Global Methylation Screening in Mesenchymal Stem Cell Genomes during Osteogenesis

Understanding the role of epigenetic changes such as DNA methylation has become critical for understanding many biological processes including adult stem cell differentiation. Restriction landmark genomic scanning (RLGS) uses a two-dimensional display of end-labeled DNA restriction fragments to detect genomic DNA methylation. Virtual (Vi)-RLGS computational software can be used to generate a similar landmark map based on genomic sequence information. Objectives: To identify differentially methylated regions between uninduced- and osteogenically-induced mouse bone marrow-derived stromal stem cell (BMSC) genomes using real- and Vi-RLGS methods.
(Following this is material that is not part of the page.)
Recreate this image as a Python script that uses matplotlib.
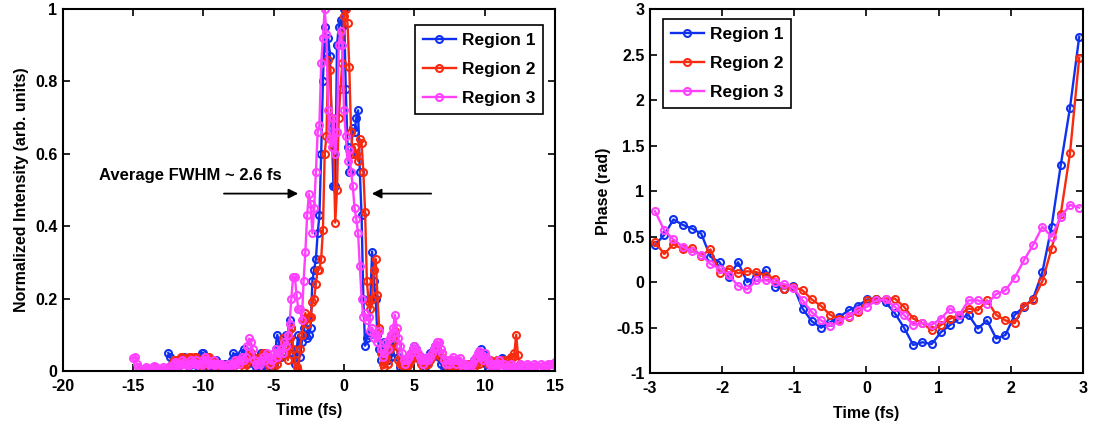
import numpy as np
import matplotlib
matplotlib.use("Agg")
import matplotlib.pyplot as plt
from matplotlib.ticker import FormatStrFormatter

plt.rcParams['font.family'] = ['Liberation Sans', 'DejaVu Sans']
plt.rcParams['font.weight'] = 'bold'
plt.rcParams['axes.unicode_minus'] = False

# retrieved temporal intensity, sampled every 0.125 fs
dt = 0.125
start1, start2, start3 = -12.5, -12.25, -15.0

intensity1 = [
    0.05, 0.04, 0.02, 0.03, 0.01, 0.02, 0.03, 0.02, 0.03, 0.04,
    0.03, 0.02, 0.03, 0.02, 0.01, 0.02, 0.03, 0.02, 0.04, 0.05,
    0.05, 0.03, 0.01, 0.0, 0.01, 0.02, 0.03, 0.03, 0.02, 0.01,
    0.0, 0.01, 0.02, 0.01, 0.0, 0.01, 0.03, 0.05, 0.04, 0.02,
    0.03, 0.04, 0.05, 0.06, 0.04, 0.02, 0.03, 0.05, 0.04, 0.02,
    0.01, 0.0, 0.01, 0.05, 0.04, 0.02, 0.01, 0.03, 0.02, 0.0,
    0.02, 0.06, 0.1, 0.08, 0.04, 0.05, 0.08, 0.1,
    0.08, 0.14, 0.12, 0.05, 0.02, 0.06, 0.1, 0.04, 0.08, 0.12,
    0.1, 0.09, 0.1, 0.12, 0.25, 0.28, 0.31, 0.38, 0.43, 0.6,
    0.8, 0.95, 0.88, 0.92, 0.87, 0.67, 0.51, 0.51, 0.9, 0.95,
    0.97, 0.95, 1.0, 0.78, 0.62, 0.55, 0.6, 0.67, 0.66, 0.7,
    0.72, 0.55, 0.43, 0.2, 0.07, 0.09, 0.1, 0.2, 0.33, 0.25,
    0.2, 0.1, 0.06, 0.03, 0.05, 0.08, 0.06, 0.03, 0.05, 0.04,
    0.08, 0.1, 0.07, 0.04, 0.01,
    0.0, 0.01, 0.0, 0.02, 0.03, 0.05, 0.06, 0.07, 0.06, 0.04,
    0.03, 0.04, 0.02, 0.01, 0.02, 0.03, 0.05, 0.04, 0.06, 0.07,
    0.06, 0.04, 0.02, 0.03, 0.01, 0.0, 0.01, 0.02, 0.01, 0.02,
    0.01, 0.0, 0.01, 0.02, 0.01, 0.01, 0.02, 0.01, 0.0, 0.01,
    0.02, 0.03, 0.02, 0.03, 0.04, 0.06, 0.05, 0.03, 0.02, 0.01,
    0.02, 0.01, 0.02, 0.01, 0.02, 0.03, 0.03, 0.035, 0.02, 0.01,
    0.02, 0.01,
]

intensity2 = [
    0.02, 0.03, 0.03, 0.02, 0.03, 0.04, 0.04, 0.03, 0.02, 0.03,
    0.04, 0.04, 0.03, 0.04, 0.04, 0.03, 0.02, 0.01, 0.02, 0.03,
    0.04, 0.04, 0.03, 0.03, 0.02, 0.01, 0.0, 0.01, 0.02, 0.01,
    0.0, 0.01, 0.02, 0.01, 0.0, 0.01, 0.02, 0.03, 0.02, 0.03,
    0.02, 0.01, 0.02, 0.03, 0.04, 0.05, 0.04, 0.03, 0.02, 0.03,
    0.04, 0.03, 0.05, 0.05, 0.04, 0.02, 0.01, 0.02, 0.01, 0.03,
    0.02, 0.04, 0.06, 0.09, 0.07, 0.05,
    0.03, 0.09, 0.12, 0.06, 0.03, 0.01, 0.0, 0.06, 0.1, 0.14,
    0.16, 0.13, 0.15, 0.15, 0.19, 0.2, 0.24, 0.28, 0.28, 0.31,
    0.39, 0.6, 0.65, 0.86, 0.83, 0.7, 0.62, 0.41, 0.5, 0.7,
    0.78, 0.85, 0.98, 1.0, 0.96, 0.84, 0.66, 0.6, 0.62, 0.6,
    0.58, 0.64, 0.63, 0.55, 0.44, 0.25, 0.19, 0.17, 0.2, 0.28,
    0.31, 0.21, 0.12, 0.05, 0.02, 0.01, 0.04, 0.02, 0.06, 0.1,
    0.08, 0.11, 0.07, 0.03, 0.02,
    0.02, 0.01, 0.0, 0.01, 0.02, 0.03, 0.04, 0.05, 0.05, 0.04,
    0.03, 0.02, 0.01, 0.02, 0.03, 0.02, 0.03, 0.04, 0.05, 0.05,
    0.06, 0.05, 0.04, 0.05, 0.03, 0.02, 0.01, 0.02, 0.01, 0.0,
    0.01, 0.02, 0.01, 0.01, 0.02, 0.01, 0.0, 0.01, 0.02, 0.01,
    0.02, 0.01, 0.02, 0.03, 0.02, 0.03, 0.04, 0.04, 0.03, 0.02,
    0.03, 0.02, 0.01, 0.02, 0.03, 0.02, 0.03, 0.03, 0.02, 0.03,
    0.02, 0.03, 0.04, 0.04, 0.05, 0.1, 0.045, 0.02,
]

intensity3 = [
    0.035, 0.04, 0.02, 0.01, 0.005, 0.0, 0.005, 0.01, 0.005, 0.0,
    0.005, 0.01, 0.015, 0.01, 0.005, 0.0, 0.005, 0.01, 0.005, 0.0,
    0.01, 0.015, 0.01, 0.02, 0.025, 0.02, 0.015, 0.02, 0.03, 0.025,
    0.02, 0.015, 0.02, 0.03, 0.025, 0.02, 0.03, 0.02, 0.01, 0.02,
    0.03, 0.04, 0.03, 0.02, 0.01, 0.02, 0.03, 0.02, 0.01, 0.02,
    0.02, 0.01, 0.005, 0.01, 0.02, 0.015, 0.01, 0.02, 0.03, 0.025,
    0.02, 0.03, 0.04, 0.03, 0.04, 0.07, 0.09, 0.08, 0.06, 0.03,
    0.02, 0.01, 0.02, 0.03, 0.04, 0.03, 0.05, 0.04, 0.02, 0.03,
    0.05, 0.06, 0.04, 0.05, 0.06, 0.05, 0.08, 0.07,
    0.1, 0.13, 0.2, 0.26, 0.26, 0.21, 0.17, 0.17, 0.14, 0.25,
    0.33, 0.43, 0.49, 0.46, 0.38, 0.45, 0.55, 0.66, 0.68, 0.85,
    0.92, 1.0, 0.93, 0.72, 0.64, 0.62, 0.7, 0.6, 0.66, 0.9,
    0.94, 0.9, 0.72, 0.65, 0.58, 0.61, 0.55, 0.51, 0.45, 0.42,
    0.38, 0.29, 0.2, 0.15, 0.16, 0.14, 0.15, 0.11, 0.12, 0.09,
    0.1, 0.08, 0.11, 0.06, 0.04, 0.05, 0.08, 0.06, 0.09, 0.1,
    0.12, 0.155, 0.12, 0.09, 0.07,
    0.05, 0.03, 0.02, 0.03, 0.04, 0.05, 0.06, 0.07, 0.06, 0.05,
    0.04, 0.03, 0.02, 0.03, 0.04, 0.03, 0.04, 0.05, 0.06, 0.07,
    0.08, 0.08, 0.06, 0.05, 0.03, 0.02, 0.03, 0.02, 0.03, 0.04,
    0.03, 0.02, 0.03, 0.035, 0.02, 0.01, 0.02, 0.01, 0.005, 0.01,
    0.02, 0.03, 0.04, 0.05, 0.055, 0.04, 0.03, 0.05, 0.04, 0.03,
    0.02, 0.01, 0.02, 0.01, 0.02, 0.03, 0.02, 0.01, 0.02, 0.01,
    0.005, 0.01, 0.02, 0.015, 0.01, 0.005, 0.01, 0.02, 0.015, 0.005,
    0.01, 0.02, 0.015, 0.005, 0.01, 0.02, 0.015, 0.005, 0.01, 0.02,
    0.015, 0.005, 0.01, 0.02, 0.02, 0.01, 0.02, 0.025,
]

# retrieved temporal phase (rad) in the central window
phase_t0, phase_t1 = -2.93, 2.95
phase1 = [0.41, 0.52, 0.69, 0.63, 0.59, 0.535, 0.28, 0.22, 0.06, 0.22,
          0.0, 0.06, 0.13, -0.05, -0.07, -0.04, -0.29, -0.43, -0.5, -0.44,
          -0.38, -0.31, -0.26, -0.19, -0.18, -0.22, -0.34, -0.5, -0.69, -0.66,
          -0.68, -0.55, -0.47, -0.4, -0.36, -0.51, -0.42, -0.62, -0.58, -0.36,
          -0.27, -0.18, 0.11, 0.61, 1.29, 1.92, 2.70]
phase2 = [0.44, 0.31, 0.42, 0.36, 0.38, 0.29, 0.36, 0.1, 0.15, 0.1,
          0.12, 0.11, 0.07, 0.04, -0.07, -0.05, -0.09, -0.19, -0.26, -0.36,
          -0.4, -0.38, -0.33, -0.2, -0.19, -0.18, -0.18, -0.27, -0.4, -0.45,
          -0.53, -0.47, -0.4, -0.36, -0.29, -0.31, -0.2, -0.36, -0.42, -0.45,
          -0.26, -0.2, 0.01, 0.37, 0.75, 1.42, 2.47]
phase3 = [0.78, 0.57, 0.47, 0.39, 0.34, 0.3, 0.2, 0.15, 0.08, -0.04,
          -0.08, 0.02, 0.02, 0.0, -0.02, -0.06, -0.2, -0.33, -0.42, -0.48,
          -0.43, -0.37, -0.31, -0.27, -0.2, -0.19, -0.27, -0.36, -0.47, -0.45,
          -0.47, -0.4, -0.29, -0.36, -0.2, -0.2, -0.24, -0.13, -0.09, 0.05,
          0.24, 0.41, 0.61, 0.5, 0.72, 0.85, 0.82]

labels = ['Region 1', 'Region 2', 'Region 3']
colors = ['#1030f0', '#f82a10', '#ff40ff']

t1 = start1 + dt * np.arange(len(intensity1))
t2 = start2 + dt * np.arange(len(intensity2))
t3 = start3 + dt * np.arange(len(intensity3))
tp = np.linspace(phase_t0, phase_t1, len(phase1))

style = dict(marker='o', markerfacecolor='none', markersize=5,
             markeredgewidth=1.5, linewidth=1.7)

fig = plt.figure(figsize=(10.93, 4.25), dpi=100)
ax1 = fig.add_axes([0.0576, 0.127, 0.450, 0.852])
ax2 = fig.add_axes([0.5947, 0.122, 0.396, 0.856])

for t, y, c, lab in zip([t1, t2, t3], [intensity1, intensity2, intensity3], colors, labels):
    ax1.plot(t, y, color=c, label=lab, **style)

for y, c, lab in zip([phase1, phase2, phase3], colors, labels):
    ax2.plot(tp, y, color=c, label=lab, **style)

ax1.set_xlim(-20, 15)
ax1.set_ylim(0, 1)
ax1.set_xticks(np.arange(-20, 16, 5))
ax1.set_yticks(np.arange(0, 1.01, 0.2))
ax1.yaxis.set_major_formatter(FormatStrFormatter('%g'))
ax1.set_xlabel('Time (fs)', fontsize=11.5, fontweight='bold', labelpad=6)
ax1.set_ylabel('Normalized Intensity (arb. units)', fontsize=11.5, fontweight='bold', labelpad=4)

ax2.set_xlim(-3, 3)
ax2.set_ylim(-1, 3)
ax2.set_xticks(np.arange(-3, 4, 1))
ax2.set_yticks(np.arange(-1, 3.01, 0.5))
ax2.yaxis.set_major_formatter(FormatStrFormatter('%g'))
ax2.set_xlabel('Time (fs)', fontsize=11.5, fontweight='bold', labelpad=7)
ax2.set_ylabel('Phase (rad)', fontsize=11.5, fontweight='bold', labelpad=4)

for ax in (ax1, ax2):
    ax.tick_params(direction='in', length=5, width=1.2, top=True, right=True,
                   labelsize=11.5)
    ax.tick_params(axis='x', pad=6)
    ax.tick_params(axis='y', pad=4)
    for lbl in ax.get_xticklabels() + ax.get_yticklabels():
        lbl.set_fontweight('bold')
    for sp in ax.spines.values():
        sp.set_linewidth(1.5)

# FWHM annotation
ax1.text(-17.4, 0.54, 'Average FWHM ~ 2.6 fs', fontsize=12, fontweight='bold',
         ha='left', va='center')
ax1.annotate('', xy=(-3.06, 0.49), xytext=(-8.74, 0.49),
             arrowprops=dict(arrowstyle='-|>', color='black', lw=1.3, mutation_scale=14))
ax1.annotate('', xy=(1.78, 0.49), xytext=(6.4, 0.49),
             arrowprops=dict(arrowstyle='-|>', color='black', lw=1.3, mutation_scale=14))

leg_kw = dict(numpoints=1, fancybox=False, framealpha=1, edgecolor='black',
              prop={'weight': 'bold', 'size': 12.5}, handlelength=1.9,
              borderpad=0.45, labelspacing=0.8, handletextpad=0.35,
              borderaxespad=0)
lg1 = ax1.legend(loc='upper right', bbox_to_anchor=(0.976, 0.955), **leg_kw)
lg2 = ax2.legend(loc='upper left', bbox_to_anchor=(0.03, 0.973), **leg_kw)
for lg in (lg1, lg2):
    lg.get_frame().set_linewidth(1.2)

fig.savefig('out.png', dpi=100)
Methods: Clonal cultures of C57BL/6J mouse BMSCs were established by frequent subculture immortalization and limiting dilution. RLGS was performed for genomic DNA extracted from uninduced- or osteogenically-induced BMSCs by using a combination of NotI, PvuII, and PstI restriction enzymes. Vi-RLGS was performed using RLGSSim software (RIKEN, Japan) with the same combination of restriction enzymes used for real-RLGS. Correspondence between real and virtual RLGS spots for differentially methylated loci was confirmed by bisulfite sequence analysis with primers derived from sequences predicted by Vi-RLGS. NCBI genome database analysis was used to identify the specific genomic region and gene associated with the differentially methylated region. Results: The real RLGS method found that 3.8% of the spots were differentially expressed between uninduced- and osteogenically-induced BMSCs. Vi-RLGS identified a unique RLGS locus/spot that was present (unmethylated) in uninduced-BMSCs but absent (methylated) in osteogenically-induced BMSCs. NCBI database analysis showed that the RLGS locus/spot was located within an intron of the palladin gene on chromosome 8. Conclusion: These results demonstrate that Vi-RLGS in conjunction with real RLGS successfully associated the palladin gene with differential methylation during osteogenic differentiation of BMSCs.